To top it all off we had Heather and Kim come in to talk to us about self esteem and self worth. Not my favourite topic. Especially when we had to accept compliments from everyone. Super uncomfortable for me. And apparently there will be a lot more of that in our Real Me Seminar. So I better start preparing myself now.
Weigh-In with Gina
Gina has been my Herbalife coach since last March and I have been doing really well with her. I’ve lost around 46 pounds so far and many inches. But today when I weighed in with her I was at this dang number that I can’t seem to get past. I hit this number in the summer and sabotaged myself by gaining 8 pounds. So I’ve finally shed those stubborn pounds but now it’s all in my mind. I haven’t been able to pass this stupid number and I think it’s because I haven’t been below this number in 9 years(since my son was born)!! My hubby and I struggled with a bunch of miscarriages before and after we had my son. And I’d always gain a few pounds but never be able to drop them before I got pregnant again. So now I’m at this point of no return. Either get over this emotional hurdle and move on with life or stay the weight you are forever. Gina has been so amazing with me. She gave me a kick in the butt and told me I WILL get passed this number next week. Sooooo we shall see.
Social Media Guru
Part of the challenge that I have been dreading, is the social media aspect. I’ve never been a big poster on Facebook. I had all my settings to the most extreme privacy and didn’t have very many Facebook friends. So when we started this challenge and I had to change my ways, I was terrified. But tonight we had a social media queen come and talk to us. She has used social media to create a business for her and her family. It was amazing to listen to her story, she was very inspirational. And she had so many tips and tricks for how to utilize all our platforms to make the most of this experience. I know a big part of this challenge is to give us all a voice, which many of us have never had, but ugh it sure is taking me out of my comfort zone.

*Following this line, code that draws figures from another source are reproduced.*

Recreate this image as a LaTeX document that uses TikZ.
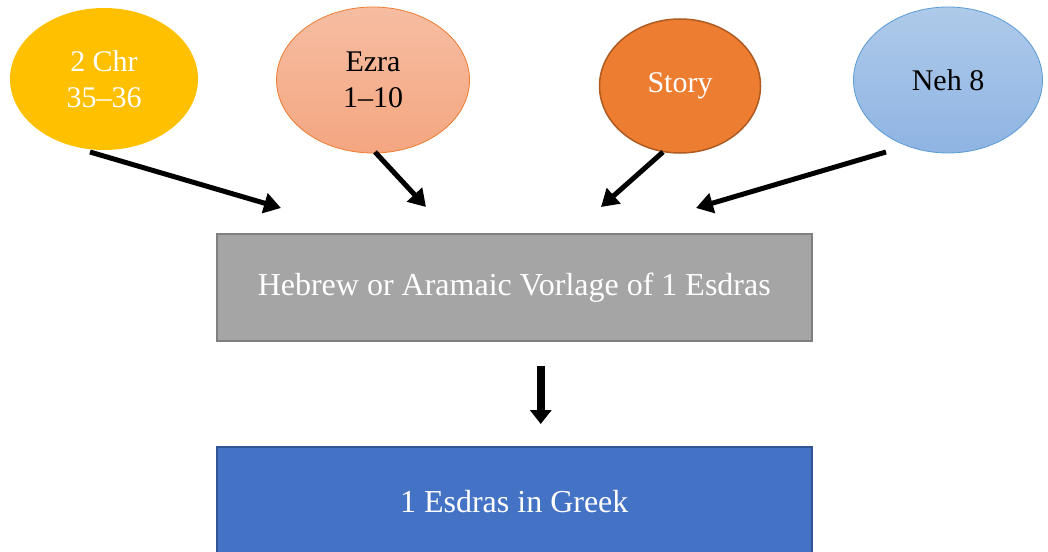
\documentclass[tikz,border=0pt]{standalone}
\usepackage{fontspec}
\setmainfont{Liberation Serif}
\usetikzlibrary{shapes.geometric,arrows.meta}
\definecolor{chrgold}{HTML}{FFC000}
\definecolor{ezratop}{HTML}{F6BDA2}
\definecolor{ezrabot}{HTML}{F4A680}
\definecolor{ezraline}{HTML}{ED7D31}
\definecolor{storyfill}{HTML}{ED7D31}
\definecolor{storyline}{HTML}{AE5A21}
\definecolor{nehtop}{HTML}{AECAE9}
\definecolor{nehbot}{HTML}{8FB4E3}
\definecolor{nehline}{HTML}{5B9BD5}
\definecolor{grayfill}{HTML}{A5A5A5}
\definecolor{grayline}{HTML}{7F7F7F}
\definecolor{bluefill}{HTML}{4472C4}
\definecolor{blueline}{HTML}{2F5597}
\tikzset{
  src/.style={ellipse, inner sep=0pt, font=\fontsize{30}{36}\selectfont, align=center},
  stage/.style={rectangle, minimum width=595pt, minimum height=107pt, inner sep=0pt,
    line width=1.5pt, text=white, font=\fontsize{32}{36}\selectfont},
  feed/.style={line width=5pt, -{Triangle[length=17pt,width=20pt]}},
  flow/.style={line width=7.5pt, -{Triangle[length=14pt,width=21pt]}}
}
\begin{document}
\begin{tikzpicture}[x=1pt,y=-1pt]
\useasboundingbox (0,0) rectangle (1048,551);
\begin{scope}
\clip (0,0) rectangle (1048,551);
% source ellipses
\node[src, fill=chrgold, text=white, minimum width=188pt, minimum height=142pt] (chr) at (104,79) {2 Chr\\35--36};
\node[src, draw=ezraline, line width=0.8pt, top color=ezratop, bottom color=ezrabot,
  minimum width=193pt, minimum height=146pt] (ezra) at (373,80) {Ezra\\1--10};
\node[src, draw=storyline, line width=1.5pt, fill=storyfill, text=white,
  minimum width=161pt, minimum height=134pt] (story) at (680,86) {Story};
\node[src, draw=nehline, line width=0.8pt, top color=nehtop, bottom color=nehbot,
  minimum width=189pt, minimum height=146pt] (neh) at (948,80) {Neh 8};
% stages (the lower box runs past the bottom edge)
\node[stage, draw=grayline, fill=grayfill, anchor=north west] (vorlage) at (216,233) {Hebrew or Aramaic Vorlage of 1 Esdras};
\node[stage, draw=blueline, fill=bluefill, anchor=north west, minimum height=130pt] (greek) at (216,446) {\raisebox{20pt}{1 Esdras in Greek}};
% arrow ends
\coordinate (c1s) at (90,152);   \coordinate (c1e) at (281,208);
\coordinate (c2s) at (375,152);  \coordinate (c2e) at (426,207);
\coordinate (c3s) at (663,152);  \coordinate (c3e) at (601,207);
\coordinate (c4s) at (886,152);  \coordinate (c4e) at (696,208);
\draw[feed] (c1s) -- (c1e);
\draw[feed] (c2s) -- (c2e);
\draw[feed] (c3s) -- (c3e);
\draw[feed] (c4s) -- (c4e);
\draw[flow] ([xshift=26.5pt,yshift=-24pt]vorlage.south) -- ([xshift=26.5pt,yshift=22pt]greek.north);
\end{scope}
\end{tikzpicture}
\end{document}
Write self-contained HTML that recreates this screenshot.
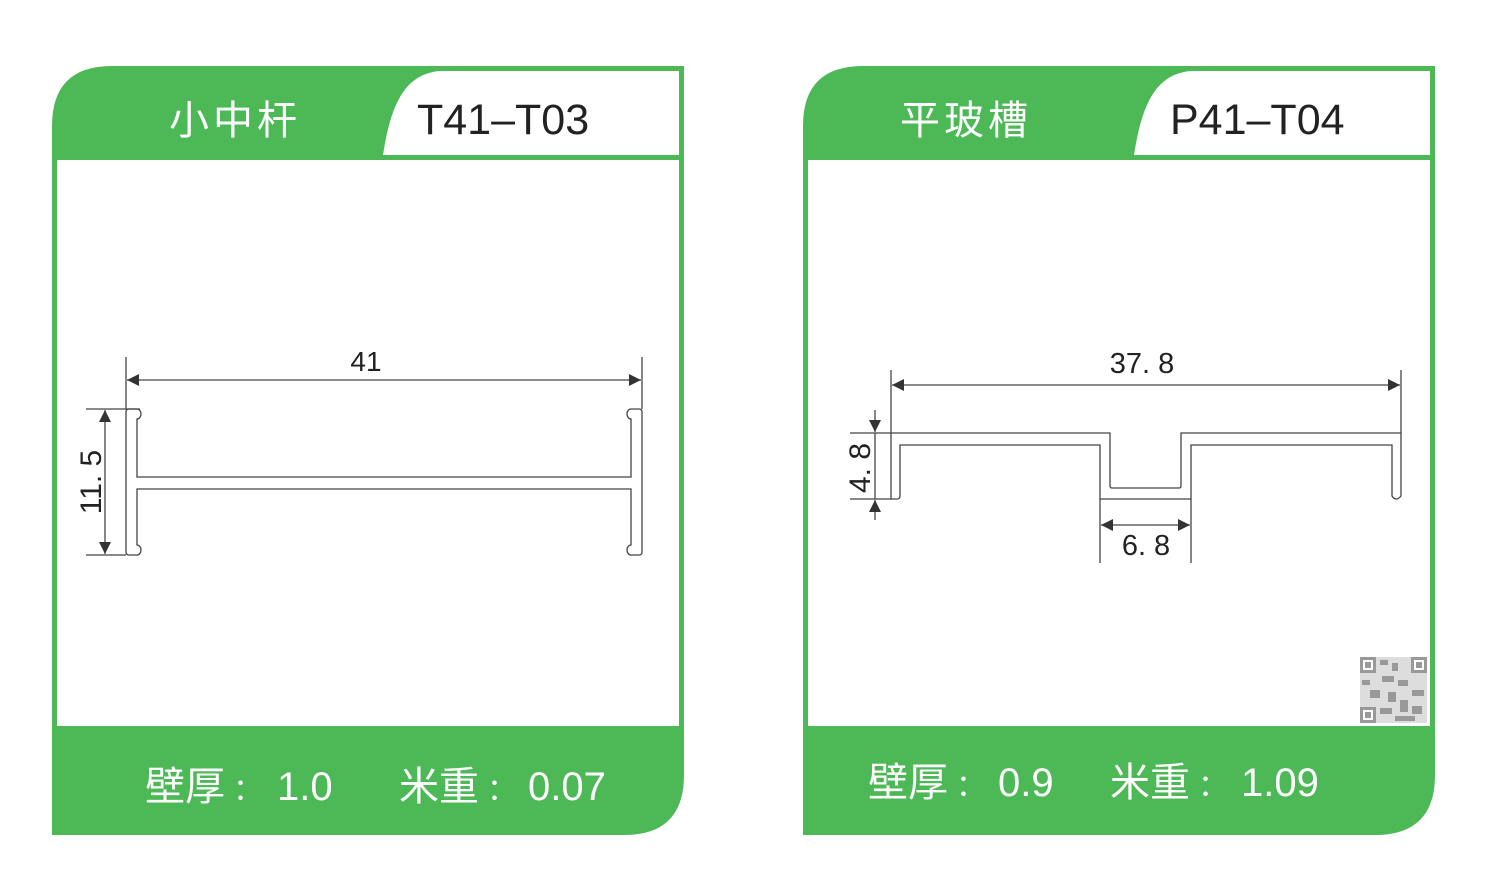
<!DOCTYPE html>
<html><head><meta charset="utf-8"><style>
html,body{margin:0;padding:0;background:#fff;}
svg{display:block;}
.cn{font-family:"Liberation Sans","Noto Sans CJK SC",sans-serif;}
</style></head><body>
<svg width="1500" height="873" viewBox="0 0 1500 873" xmlns="http://www.w3.org/2000/svg" class="cn">
<defs>
<marker id="ar" viewBox="0 0 10 10" refX="10" refY="5" markerWidth="22" markerHeight="12" markerUnits="userSpaceOnUse" orient="auto-start-reverse"><path d="M0,0 L10,5 L0,10 Z" fill="#333"/></marker>
</defs>
<!-- LEFT CARD -->
<path d="M52,126 Q52,66 112,66 L684,66 L684,775 Q684,835 624,835 L52,835 Z" fill="#4db856"/>
<rect x="57" y="160" width="622" height="566" fill="#fff"/>
<path d="M383,155 C390,110 402,74 440,71 L679,71 L679,155 Z" fill="#fff"/>
<text x="235" y="134" font-size="40" fill="#fff" text-anchor="middle" letter-spacing="4">小中杆</text>
<text x="417" y="134" font-size="43" fill="#222">T41–T03</text>
<g fill="#fff" font-size="40">
<text x="145" y="800">壁厚</text><text x="233" y="800" font-size="30">：</text><text x="277" y="800">1.0</text>
<text x="399" y="800">米重</text><text x="487" y="800" font-size="30">：</text><text x="528" y="800">0.07</text>
</g>
<!-- left drawing -->
<g stroke="#444" stroke-width="1.3" fill="none">
<line x1="126" y1="357" x2="126" y2="409"/>
<line x1="642" y1="357" x2="642" y2="409"/>
<line x1="127" y1="380" x2="641" y2="380" marker-start="url(#ar)" marker-end="url(#ar)"/>
<line x1="86" y1="409" x2="140" y2="409"/>
<line x1="86" y1="555" x2="126" y2="555"/>
<line x1="105" y1="410" x2="105" y2="554" marker-start="url(#ar)" marker-end="url(#ar)"/>
<path d="M129,409 L137,409 A4,5 0 0 1 137,419 L137,477 L631,477 L631,419 A4,5 0 0 1 631,409 L639,409 Q642,409 642,412 L642,552 Q642,555 639,555 L631,555 A4,5 0 0 1 631,545 L631,489 L137,489 L137,545 A4,5 0 0 1 137,555 L129,555 Q126,555 126,552 L126,412 Q126,409 129,409 Z"/>
</g>
<text x="366" y="371" font-size="28" fill="#222" text-anchor="middle">41</text>
<text transform="translate(101,482) rotate(-90)" font-size="30" fill="#222" text-anchor="middle">11. 5</text>

<!-- RIGHT CARD -->
<path d="M803,126 Q803,66 863,66 L1435,66 L1435,775 Q1435,835 1375,835 L803,835 Z" fill="#4db856"/>
<rect x="808" y="160" width="622" height="566" fill="#fff"/>
<path d="M1134,155 C1141,110 1153,74 1191,71 L1430,71 L1430,155 Z" fill="#fff"/>
<text x="966" y="134" font-size="40" fill="#fff" text-anchor="middle" letter-spacing="4">平玻槽</text>
<text x="1170" y="134" font-size="43" fill="#222">P41–T04</text>
<g fill="#fff" font-size="40">
<text x="868" y="796">壁厚</text><text x="956" y="796" font-size="30">：</text><text x="998" y="796">0.9</text>
<text x="1110" y="796">米重</text><text x="1198" y="796" font-size="30">：</text><text x="1241" y="796">1.09</text>
</g>
<!-- right drawing -->
<g stroke="#444" stroke-width="1.3" fill="none">
<line x1="891" y1="370" x2="891" y2="433"/>
<line x1="1401" y1="370" x2="1401" y2="433"/>
<line x1="892" y1="385" x2="1400" y2="385" marker-start="url(#ar)" marker-end="url(#ar)"/>
<line x1="850" y1="433" x2="891" y2="433"/>
<line x1="850" y1="499" x2="891" y2="499"/>
<line x1="875" y1="410" x2="875" y2="432" marker-end="url(#ar)"/>
<line x1="875" y1="520" x2="875" y2="500" marker-end="url(#ar)"/>
<line x1="875" y1="433" x2="875" y2="499"/>
<line x1="1100" y1="499" x2="1100" y2="563"/>
<line x1="1191" y1="499" x2="1191" y2="563"/>
<line x1="1101" y1="525" x2="1190" y2="525" marker-start="url(#ar)" marker-end="url(#ar)"/>
<path d="M891,433 L1110,433 L1110,486 Q1110,488 1112,488 L1179,488 Q1181,488 1181,486 L1181,433 L1401,433 L1401,496 Q1396,502 1392,496 L1392,445 L1191,445 L1191,499 L1100,499 L1100,445 L900,445 L900,496 Q900,499 897,499 L891,499 Z"/>
</g>
<text x="1142" y="373" font-size="29" fill="#222" text-anchor="middle">37. 8</text>
<text x="1146" y="555" font-size="29" fill="#222" text-anchor="middle">6. 8</text>
<text transform="translate(870,468) rotate(-90)" font-size="30" fill="#222" text-anchor="middle">4. 8</text>
<!-- QR -->
<g fill="#999">
<rect x="1360" y="657" width="67" height="66" fill="#ddd"/>
<rect x="1360" y="657" width="16" height="16"/><rect x="1363" y="660" width="10" height="10" fill="#fff"/><rect x="1365" y="662" width="6" height="6"/>
<rect x="1411" y="657" width="16" height="16"/><rect x="1414" y="660" width="10" height="10" fill="#fff"/><rect x="1416" y="662" width="6" height="6"/>
<rect x="1360" y="707" width="16" height="16"/><rect x="1363" y="710" width="10" height="10" fill="#fff"/><rect x="1365" y="712" width="6" height="6"/>
<rect x="1380" y="660" width="8" height="5"/><rect x="1392" y="663" width="6" height="8"/><rect x="1382" y="676" width="12" height="6"/>
<rect x="1362" y="680" width="8" height="5"/><rect x="1370" y="690" width="10" height="8"/><rect x="1398" y="680" width="10" height="6"/>
<rect x="1412" y="690" width="12" height="6"/><rect x="1388" y="692" width="8" height="10"/><rect x="1380" y="708" width="12" height="6"/>
<rect x="1400" y="700" width="8" height="12"/><rect x="1412" y="706" width="10" height="8"/><rect x="1395" y="716" width="20" height="5"/>
</g>
</svg>
</body></html>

Another exciting part of our meeting was the weigh-in. After this first week I lost 5 pounds!! Long way to go, but super excited! Hopefully I can stay on track this week and have more great numbers!
Life Coach Meeting
I had my appointment with our life coach, Heather Rieder, who is amazing! She really dug in deep and I was a bit resistant at first but she kept digging. She really wanted to get to the root of my low self esteem and after a few hard fought tears, she nailed it. Now she wants me to begin the journey of undoing the damage. She said I have to unlearn my learned behaviour, ugh which isn’t something that will happen over night. It sure wasn’t the easiest 30 minutes of my life but I feel like it was one of the most impactful. Heather was so relatable and really connected with my story, I can’t wait to see her again at our seminar!

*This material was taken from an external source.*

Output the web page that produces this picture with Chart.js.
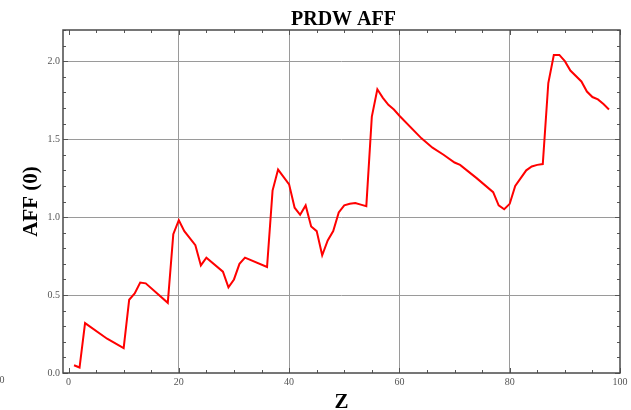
<!DOCTYPE html>
<html>
<head>
<meta charset="utf-8">
<script src="https://cdn.jsdelivr.net/npm/chart.js@4/dist/chart.umd.min.js"></script>
<style>
  html, body { margin: 0; padding: 0; background: #fff; }
  #wrap { width: 631px; height: 410px; }
</style>
</head>
<body>
<div id="wrap"><canvas id="affChart" width="631" height="410"></canvas></div>
<script>
// Dados
const zValues = [1, 2, 3, 7, 10, 11, 12, 13, 14, 18, 19, 20, 21, 23, 24, 25, 28, 29, 30, 31, 32, 36, 37, 38, 40,
  41, 42, 43, 44, 45, 46, 47, 48, 49, 50, 51, 52, 53, 54, 55, 56, 57, 58, 59, 60, 64, 66, 68, 70, 71, 74, 77, 78,
  79, 80, 81, 83, 84, 85, 86, 87, 88, 89, 90, 91, 93, 94, 95, 96, 97, 98];
const affValues = [0.05, 0.035, 0.32, 0.22, 0.16, 0.47, 0.51, 0.58, 0.575, 0.45, 0.89, 0.98, 0.91, 0.82, 0.69, 0.74,
  0.65, 0.55, 0.60, 0.70, 0.74, 0.68, 1.17, 1.305, 1.21, 1.06, 1.015, 1.075, 0.94, 0.91, 0.755, 0.85, 0.91, 1.03,
  1.075, 1.085, 1.09, 1.08, 1.07, 1.645, 1.82, 1.765, 1.72, 1.69, 1.65, 1.505, 1.445, 1.40, 1.35, 1.335, 1.25, 1.16,
  1.075, 1.05, 1.085, 1.20, 1.30, 1.325, 1.335, 1.34, 1.86, 2.04, 2.04, 2.00, 1.94, 1.87, 1.805, 1.77, 1.755,
  1.725, 1.69];
const xTicks = [0, 20, 40, 60, 80, 100];
const yTicks = [0.0, 0.5, 1.0, 1.5, 2.0];

const serif = "'Liberation Serif', 'DejaVu Serif', serif";
const chartTitle = 'PRDW AFF';

// Moldura, marcas internas e título centrado na área do gráfico
const frameTicks = {
  id: 'frameTicks',
  afterDraw(chart) {
    const { ctx, chartArea: a, scales: { x, y } } = chart;
    ctx.save();
    ctx.strokeStyle = '#555';
    ctx.lineWidth = 1;
    ctx.beginPath();
    for (let v = 0; v <= 100; v += 5) {
      const px = Math.round(x.getPixelForValue(v)) + 0.5;
      const len = v % 20 === 0 ? 5 : 3;
      ctx.moveTo(px, a.bottom); ctx.lineTo(px, a.bottom - len);
      ctx.moveTo(px, a.top); ctx.lineTo(px, a.top + len);
    }
    for (let i = 0; i <= 22; i++) {
      const v = i / 10;
      const py = Math.round(y.getPixelForValue(v)) + 0.5;
      const len = i % 5 === 0 ? 5 : 3;
      ctx.moveTo(a.left, py); ctx.lineTo(a.left + len, py);
      ctx.moveTo(a.right, py); ctx.lineTo(a.right - len, py);
    }
    ctx.stroke();
    ctx.lineWidth = 1.5;
    ctx.strokeStyle = '#4a4a4a';
    ctx.strokeRect(a.left, a.top, a.right - a.left, a.bottom - a.top);

    ctx.fillStyle = '#000';
    ctx.font = 'bold 20px ' + serif;
    ctx.textAlign = 'center';
    ctx.textBaseline = 'alphabetic';
    ctx.fillText(chartTitle, (a.left + a.right) / 2 + 2, 25);

    // rótulo solto no canto inferior esquerdo
    ctx.fillStyle = '#555';
    ctx.font = '10px ' + serif;
    ctx.textBaseline = 'middle';
    ctx.fillText('0', 2, 380);
    ctx.restore();
  }
};

const chartCtx = document.getElementById('affChart').getContext('2d');

new Chart(chartCtx, {
  type: 'line',
  data: {
    datasets: [{
      data: zValues.map((z, i) => ({ x: z, y: affValues[i] })),
      borderColor: '#ff0000',
      borderWidth: 2,
      tension: 0,
      pointRadius: 0,
      fill: false
    }]
  },
  options: {
    responsive: false,
    animation: false,
    layout: { padding: { right: 11, top: 30, bottom: 0, left: 0 } },
    plugins: {
      legend: { display: false },
      tooltip: { enabled: false },
      title: { display: false }
    },
    scales: {
      x: {
        type: 'linear',
        min: -1,
        max: 100,
        afterBuildTicks: (s) => { s.ticks = xTicks.map(v => ({ value: v })); },
        afterFit: (s) => { s.height = 37; },
        border: { display: false },
        grid: {
          drawTicks: false,
          color: (c) => (c.tick && c.tick.value > 0 && c.tick.value < 100) ? '#9a9a9a' : 'rgba(0,0,0,0)',
          lineWidth: 1
        },
        ticks: {
          color: '#555',
          font: { family: serif, size: 10 },
          padding: 3,
          maxRotation: 0,
          callback: (v) => String(v)
        },
        title: {
          display: true,
          text: 'Z',
          color: '#000',
          font: { family: serif, size: 21, weight: 'bold', lineHeight: 1 },
          padding: { top: 0, bottom: -3 }
        }
      },
      y: {
        type: 'linear',
        min: 0,
        max: 2.2,
        afterBuildTicks: (s) => { s.ticks = yTicks.map(v => ({ value: v })); },
        afterFit: (s) => { s.width = 63; },
        border: { display: false },
        grid: {
          drawTicks: false,
          color: (c) => (c.tick && c.tick.value > 0) ? '#9a9a9a' : 'rgba(0,0,0,0)',
          lineWidth: 1
        },
        ticks: {
          color: '#555',
          font: { family: serif, size: 10 },
          padding: 3,
          callback: (v) => Number(v).toFixed(1)
        },
        title: {
          display: true,
          text: 'AFF (0)',
          color: '#000',
          font: { family: serif, size: 21, weight: 'bold', lineHeight: 1 },
          padding: { top: 21, bottom: 0 }
        }
      }
    }
  },
  plugins: [frameTicks]
});
</script>
</body>
</html>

I feel so pumped up about this challenge! The women are wonderful, the sponsors are incredible and the organizers are encouraging. I’m not feeling as overwhelmed as I was a few days ago. I’ve decided to take everything in stride and focus on one thing at a time.
First Tuesday Meeting
I feel as though ‘overwhelmed’ will be an ongoing theme for awhile. There was so much information tonight! I’m so thankful we get handouts for everything because I would for sure forget everything. I always want to take on as much as I can and tonight as I drove home, I realized I need to compartmentalize each part of the challenge. The most important part is to focus on me and bettering me. I need to put the competition part aside because otherwise it will consume me. The information that Gina had from Herbalife was amazing!! Nutrition education is such a huge part of losing weight and not everyone has the tools we were given tonight. I’m feeling so grateful that I was chosen for this amazing experience and I hope I make the best of it.
The day after
I woke up feeling pretty pumped for the day and that wasn’t just because today is my birthday!! I don’t feel as overwhelmed as I did last night but it’s still a lot of information to take in. I want to win this thing!! So I ate healthy all day and the true challenge came during my birthday dinner. My family took me out for dinner and I think I made pretty good choices. But then out came a slice of brownie birthday cake covered with whipped cream! I wish I could say I had enough will power to say no to the cake but I won’t lie. I did have a few bites because whipped cream is my favourite. It was my birthday after all and I’, not going to feel guilty over a few bites of brownie.
I started my 100 days of happiness today! I figured my birthday is my favourite day of the year and makes me happy so a great day to start. Hopefully the rest of the week will be great.
Meet and Greet
My first night of the Total Makeover Challenge and feeling ALL the emotions! I am honestly a bit overwhelmed and frankly terrified. Tonight’s ‘Meet and Greet’ was completely out of my comfort zone. I married a social butterfly so that I didn’t have to be but I was all by myself tonight. It was surprisingly not as painful as I thought it would be. I found a table right away and the girls were all so friendly. As I sat there taking everything in, I couldn’t help but feel inspired. I was inspired by every single woman who is now sharing this journey with me. I want to know every single one of our stories and celebrate them, because we matter! And that was the phrase that stuck with me all night, it isn’t something I have believed in a long time. I am hoping this journey will give us all that power back.
I know there is a ton of work ahead of me and I know I will need a day or two to process all the information thrown at us tonight. But I feel positive and motivated to keep on track. I am so looking forward to Tuesday’s first meeting.